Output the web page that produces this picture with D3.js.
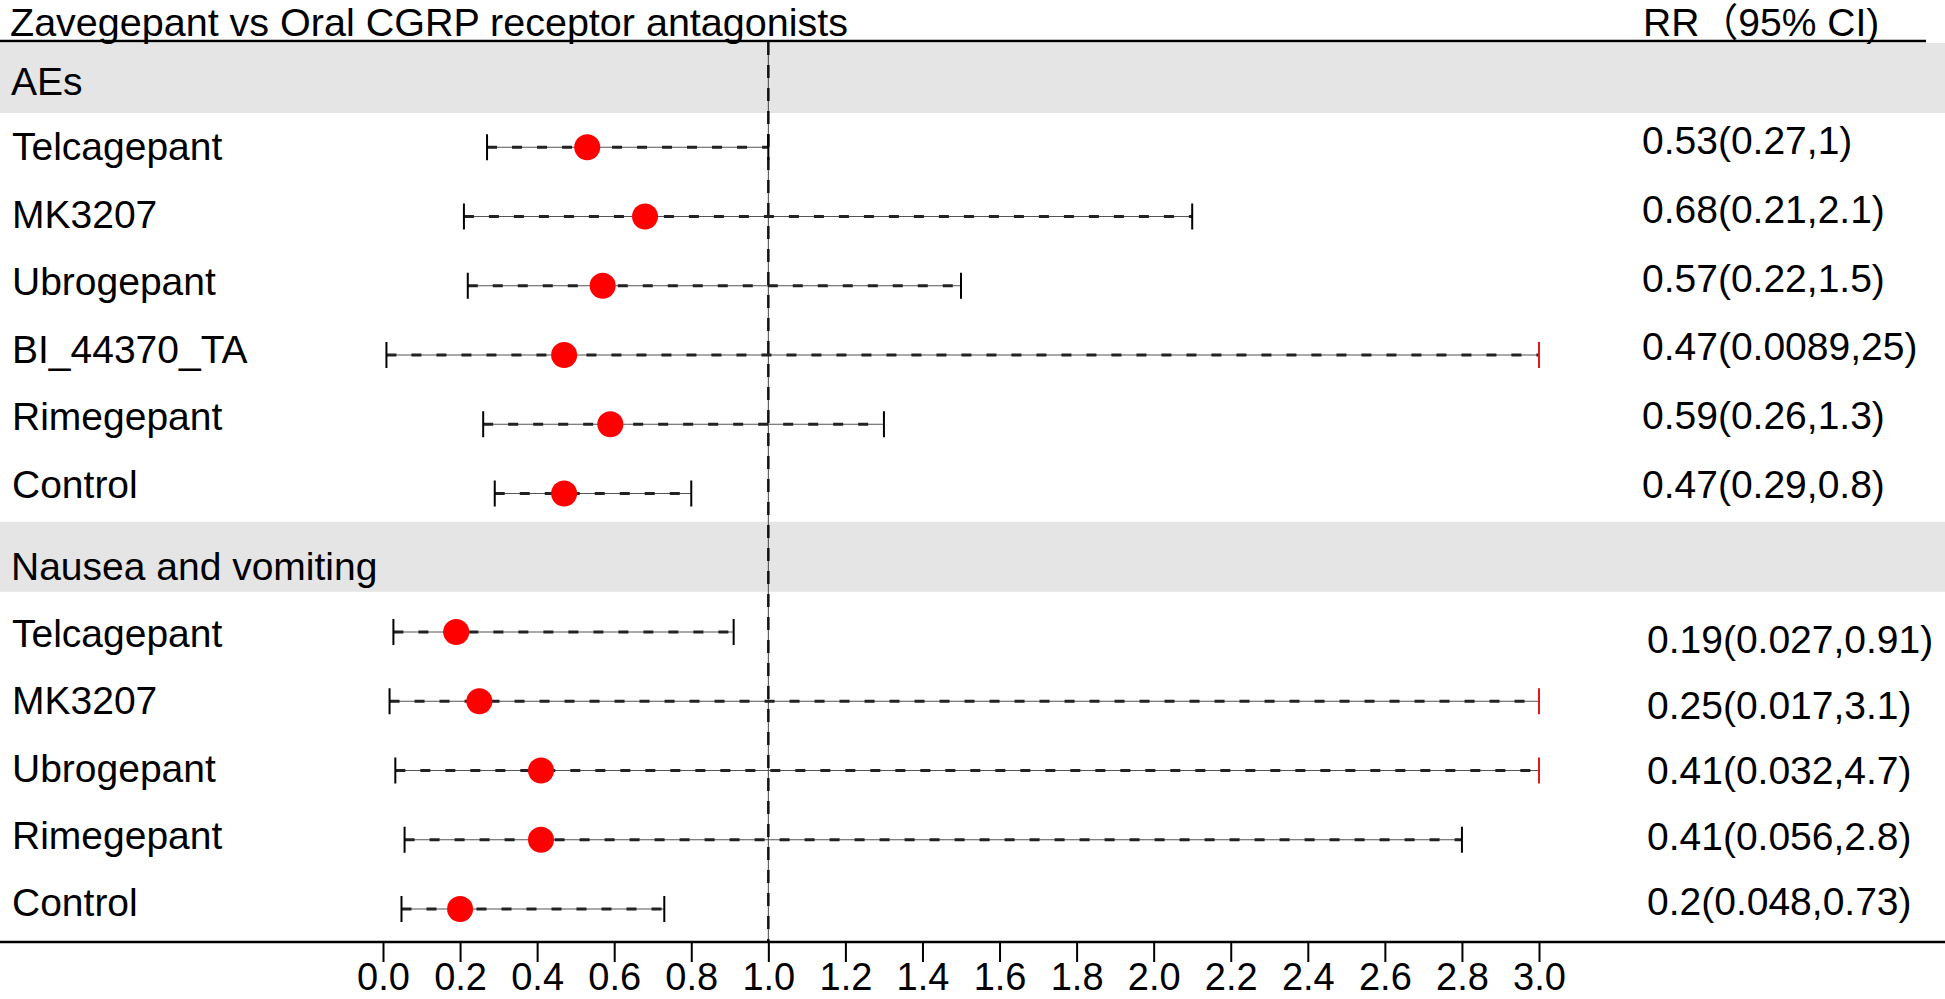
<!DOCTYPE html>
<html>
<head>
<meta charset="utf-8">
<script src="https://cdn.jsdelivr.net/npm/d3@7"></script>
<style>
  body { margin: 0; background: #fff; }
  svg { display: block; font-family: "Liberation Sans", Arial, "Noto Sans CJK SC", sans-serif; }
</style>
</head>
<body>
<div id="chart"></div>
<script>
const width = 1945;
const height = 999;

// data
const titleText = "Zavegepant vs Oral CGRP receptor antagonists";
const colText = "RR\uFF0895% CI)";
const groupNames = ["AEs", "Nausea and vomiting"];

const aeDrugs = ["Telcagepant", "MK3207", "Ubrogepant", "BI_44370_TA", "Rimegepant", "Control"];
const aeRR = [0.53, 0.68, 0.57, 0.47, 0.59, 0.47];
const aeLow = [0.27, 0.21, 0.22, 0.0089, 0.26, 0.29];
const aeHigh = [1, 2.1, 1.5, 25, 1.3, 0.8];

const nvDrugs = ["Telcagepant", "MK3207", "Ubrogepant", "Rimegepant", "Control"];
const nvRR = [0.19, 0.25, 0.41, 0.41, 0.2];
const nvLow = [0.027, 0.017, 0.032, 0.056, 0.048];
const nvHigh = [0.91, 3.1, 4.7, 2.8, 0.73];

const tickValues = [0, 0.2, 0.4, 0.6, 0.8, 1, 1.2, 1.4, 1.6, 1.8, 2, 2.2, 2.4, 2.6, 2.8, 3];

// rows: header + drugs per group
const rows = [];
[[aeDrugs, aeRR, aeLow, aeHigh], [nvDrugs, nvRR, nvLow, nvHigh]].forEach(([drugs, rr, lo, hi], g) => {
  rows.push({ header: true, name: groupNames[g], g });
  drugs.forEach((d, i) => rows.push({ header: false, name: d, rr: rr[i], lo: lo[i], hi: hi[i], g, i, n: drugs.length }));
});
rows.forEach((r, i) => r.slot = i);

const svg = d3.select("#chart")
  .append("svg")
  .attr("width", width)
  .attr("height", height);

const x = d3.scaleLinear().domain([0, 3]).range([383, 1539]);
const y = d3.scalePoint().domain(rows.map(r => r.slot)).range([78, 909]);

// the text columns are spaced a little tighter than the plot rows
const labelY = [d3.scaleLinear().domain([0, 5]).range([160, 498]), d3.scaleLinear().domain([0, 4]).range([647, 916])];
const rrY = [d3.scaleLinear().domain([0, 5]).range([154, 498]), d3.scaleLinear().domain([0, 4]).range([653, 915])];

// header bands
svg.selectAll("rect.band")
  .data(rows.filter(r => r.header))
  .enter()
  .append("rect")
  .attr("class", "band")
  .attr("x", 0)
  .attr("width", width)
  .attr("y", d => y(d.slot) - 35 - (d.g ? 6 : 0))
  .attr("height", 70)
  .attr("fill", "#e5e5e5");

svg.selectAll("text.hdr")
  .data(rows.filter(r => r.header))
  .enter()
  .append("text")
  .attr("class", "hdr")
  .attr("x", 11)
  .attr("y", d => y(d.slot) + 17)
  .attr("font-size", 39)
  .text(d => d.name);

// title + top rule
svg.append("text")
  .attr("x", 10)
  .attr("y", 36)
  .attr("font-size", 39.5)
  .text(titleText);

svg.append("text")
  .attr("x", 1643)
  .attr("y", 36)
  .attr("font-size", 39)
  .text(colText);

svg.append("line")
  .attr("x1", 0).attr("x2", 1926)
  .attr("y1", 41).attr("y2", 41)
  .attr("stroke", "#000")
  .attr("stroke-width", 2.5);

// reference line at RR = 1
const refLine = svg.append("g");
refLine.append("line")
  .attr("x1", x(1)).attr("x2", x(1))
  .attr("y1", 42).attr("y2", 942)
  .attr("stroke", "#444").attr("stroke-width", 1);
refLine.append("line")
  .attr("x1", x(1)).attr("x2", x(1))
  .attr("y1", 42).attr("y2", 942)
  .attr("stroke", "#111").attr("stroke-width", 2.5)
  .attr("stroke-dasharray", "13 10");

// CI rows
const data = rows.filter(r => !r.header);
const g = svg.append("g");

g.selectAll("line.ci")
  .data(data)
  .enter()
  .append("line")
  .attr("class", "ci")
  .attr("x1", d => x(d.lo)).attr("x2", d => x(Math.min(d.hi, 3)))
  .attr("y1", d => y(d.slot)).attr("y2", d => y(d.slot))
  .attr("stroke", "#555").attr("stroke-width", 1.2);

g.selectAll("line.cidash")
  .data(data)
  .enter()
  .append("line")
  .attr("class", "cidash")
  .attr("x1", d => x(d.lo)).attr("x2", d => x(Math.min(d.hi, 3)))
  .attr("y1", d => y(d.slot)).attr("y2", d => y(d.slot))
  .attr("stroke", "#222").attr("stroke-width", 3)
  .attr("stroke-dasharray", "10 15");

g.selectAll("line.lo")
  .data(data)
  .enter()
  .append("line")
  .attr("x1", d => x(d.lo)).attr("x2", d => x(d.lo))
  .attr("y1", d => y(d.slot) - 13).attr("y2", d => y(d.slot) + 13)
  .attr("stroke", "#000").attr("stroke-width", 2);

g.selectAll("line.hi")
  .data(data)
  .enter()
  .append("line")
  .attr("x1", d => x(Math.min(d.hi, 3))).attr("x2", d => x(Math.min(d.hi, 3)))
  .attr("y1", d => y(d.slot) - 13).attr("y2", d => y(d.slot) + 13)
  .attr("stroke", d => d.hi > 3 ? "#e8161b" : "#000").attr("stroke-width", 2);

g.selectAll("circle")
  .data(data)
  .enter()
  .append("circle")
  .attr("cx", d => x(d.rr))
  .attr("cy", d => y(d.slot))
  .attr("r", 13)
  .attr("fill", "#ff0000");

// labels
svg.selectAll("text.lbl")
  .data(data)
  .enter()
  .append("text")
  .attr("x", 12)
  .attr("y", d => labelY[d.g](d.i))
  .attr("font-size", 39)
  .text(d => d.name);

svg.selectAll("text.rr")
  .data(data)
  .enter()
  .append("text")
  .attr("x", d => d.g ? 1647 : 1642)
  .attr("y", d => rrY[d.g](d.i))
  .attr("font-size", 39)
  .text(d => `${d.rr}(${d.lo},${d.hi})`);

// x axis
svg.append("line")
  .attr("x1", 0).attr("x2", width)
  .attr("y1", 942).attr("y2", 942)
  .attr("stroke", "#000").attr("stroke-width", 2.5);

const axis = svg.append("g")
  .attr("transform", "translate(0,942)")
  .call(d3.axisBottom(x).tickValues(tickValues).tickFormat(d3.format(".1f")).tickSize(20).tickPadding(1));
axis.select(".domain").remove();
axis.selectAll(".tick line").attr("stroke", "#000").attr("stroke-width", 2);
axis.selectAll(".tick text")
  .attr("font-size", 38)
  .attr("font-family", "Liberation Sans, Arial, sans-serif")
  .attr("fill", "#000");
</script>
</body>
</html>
--- --- ---
Extract the full listing exactly, with the pictures left out.

Result of the exercise:
Output the web page that produces this picture with D3.js.
<!DOCTYPE html>
<html>
<head>
<meta charset="utf-8">
<script src="https://cdn.jsdelivr.net/npm/d3@7"></script>
<style>
  body { margin: 0; background: #fff; }
  svg { display: block; font-family: "Liberation Sans", Arial, "Noto Sans CJK SC", sans-serif; }
</style>
</head>
<body>
<div id="chart"></div>
<script>
const width = 1945;
const height = 999;

// data
const titleText = "Zavegepant vs Oral CGRP receptor antagonists";
const colText = "RR\uFF0895% CI)";
const groupNames = ["AEs", "Nausea and vomiting"];

const aeDrugs = ["Telcagepant", "MK3207", "Ubrogepant", "BI_44370_TA", "Rimegepant", "Control"];
const aeRR = [0.53, 0.68, 0.57, 0.47, 0.59, 0.47];
const aeLow = [0.27, 0.21, 0.22, 0.0089, 0.26, 0.29];
const aeHigh = [1, 2.1, 1.5, 25, 1.3, 0.8];

const nvDrugs = ["Telcagepant", "MK3207", "Ubrogepant", "Rimegepant", "Control"];
const nvRR = [0.19, 0.25, 0.41, 0.41, 0.2];
const nvLow = [0.027, 0.017, 0.032, 0.056, 0.048];
const nvHigh = [0.91, 3.1, 4.7, 2.8, 0.73];

const tickValues = [0, 0.2, 0.4, 0.6, 0.8, 1, 1.2, 1.4, 1.6, 1.8, 2, 2.2, 2.4, 2.6, 2.8, 3];

// rows: header + drugs per group
const rows = [];
[[aeDrugs, aeRR, aeLow, aeHigh], [nvDrugs, nvRR, nvLow, nvHigh]].forEach(([drugs, rr, lo, hi], g) => {
  rows.push({ header: true, name: groupNames[g], g });
  drugs.forEach((d, i) => rows.push({ header: false, name: d, rr: rr[i], lo: lo[i], hi: hi[i], g, i, n: drugs.length }));
});
rows.forEach((r, i) => r.slot = i);

const svg = d3.select("#chart")
  .append("svg")
  .attr("width", width)
  .attr("height", height);

const x = d3.scaleLinear().domain([0, 3]).range([383, 1539]);
const y = d3.scalePoint().domain(rows.map(r => r.slot)).range([78, 909]);

// the text columns are spaced a little tighter than the plot rows
const labelY = [d3.scaleLinear().domain([0, 5]).range([160, 498]), d3.scaleLinear().domain([0, 4]).range([647, 916])];
const rrY = [d3.scaleLinear().domain([0, 5]).range([154, 498]), d3.scaleLinear().domain([0, 4]).range([653, 915])];

// header bands
svg.selectAll("rect.band")
  .data(rows.filter(r => r.header))
  .enter()
  .append("rect")
  .attr("class", "band")
  .attr("x", 0)
  .attr("width", width)
  .attr("y", d => y(d.slot) - 35 - (d.g ? 6 : 0))
  .attr("height", 70)
  .attr("fill", "#e5e5e5");

svg.selectAll("text.hdr")
  .data(rows.filter(r => r.header))
  .enter()
  .append("text")
  .attr("class", "hdr")
  .attr("x", 11)
  .attr("y", d => y(d.slot) + 17)
  .attr("font-size", 39)
  .text(d => d.name);

// title + top rule
svg.append("text")
  .attr("x", 10)
  .attr("y", 36)
  .attr("font-size", 39.5)
  .text(titleText);

svg.append("text")
  .attr("x", 1643)
  .attr("y", 36)
  .attr("font-size", 39)
  .text(colText);

svg.append("line")
  .attr("x1", 0).attr("x2", 1926)
  .attr("y1", 41).attr("y2", 41)
  .attr("stroke", "#000")
  .attr("stroke-width", 2.5);

// reference line at RR = 1
const refLine = svg.append("g");
refLine.append("line")
  .attr("x1", x(1)).attr("x2", x(1))
  .attr("y1", 42).attr("y2", 942)
  .attr("stroke", "#444").attr("stroke-width", 1);
refLine.append("line")
  .attr("x1", x(1)).attr("x2", x(1))
  .attr("y1", 42).attr("y2", 942)
  .attr("stroke", "#111").attr("stroke-width", 2.5)
  .attr("stroke-dasharray", "13 10");

// CI rows
const data = rows.filter(r => !r.header);
const g = svg.append("g");

g.selectAll("line.ci")
  .data(data)
  .enter()
  .append("line")
  .attr("class", "ci")
  .attr("x1", d => x(d.lo)).attr("x2", d => x(Math.min(d.hi, 3)))
  .attr("y1", d => y(d.slot)).attr("y2", d => y(d.slot))
  .attr("stroke", "#555").attr("stroke-width", 1.2);

g.selectAll("line.cidash")
  .data(data)
  .enter()
  .append("line")
  .attr("class", "cidash")
  .attr("x1", d => x(d.lo)).attr("x2", d => x(Math.min(d.hi, 3)))
  .attr("y1", d => y(d.slot)).attr("y2", d => y(d.slot))
  .attr("stroke", "#222").attr("stroke-width", 3)
  .attr("stroke-dasharray", "10 15");

g.selectAll("line.lo")
  .data(data)
  .enter()
  .append("line")
  .attr("x1", d => x(d.lo)).attr("x2", d => x(d.lo))
  .attr("y1", d => y(d.slot) - 13).attr("y2", d => y(d.slot) + 13)
  .attr("stroke", "#000").attr("stroke-width", 2);

g.selectAll("line.hi")
  .data(data)
  .enter()
  .append("line")
  .attr("x1", d => x(Math.min(d.hi, 3))).attr("x2", d => x(Math.min(d.hi, 3)))
  .attr("y1", d => y(d.slot) - 13).attr("y2", d => y(d.slot) + 13)
  .attr("stroke", d => d.hi > 3 ? "#e8161b" : "#000").attr("stroke-width", 2);

g.selectAll("circle")
  .data(data)
  .enter()
  .append("circle")
  .attr("cx", d => x(d.rr))
  .attr("cy", d => y(d.slot))
  .attr("r", 13)
  .attr("fill", "#ff0000");

// labels
svg.selectAll("text.lbl")
  .data(data)
  .enter()
  .append("text")
  .attr("x", 12)
  .attr("y", d => labelY[d.g](d.i))
  .attr("font-size", 39)
  .text(d => d.name);

svg.selectAll("text.rr")
  .data(data)
  .enter()
  .append("text")
  .attr("x", d => d.g ? 1647 : 1642)
  .attr("y", d => rrY[d.g](d.i))
  .attr("font-size", 39)
  .text(d => `${d.rr}(${d.lo},${d.hi})`);

// x axis
svg.append("line")
  .attr("x1", 0).attr("x2", width)
  .attr("y1", 942).attr("y2", 942)
  .attr("stroke", "#000").attr("stroke-width", 2.5);

const axis = svg.append("g")
  .attr("transform", "translate(0,942)")
  .call(d3.axisBottom(x).tickValues(tickValues).tickFormat(d3.format(".1f")).tickSize(20).tickPadding(1));
axis.select(".domain").remove();
axis.selectAll(".tick line").attr("stroke", "#000").attr("stroke-width", 2);
axis.selectAll(".tick text")
  .attr("font-size", 38)
  .attr("font-family", "Liberation Sans, Arial, sans-serif")
  .attr("fill", "#000");
</script>
</body>
</html>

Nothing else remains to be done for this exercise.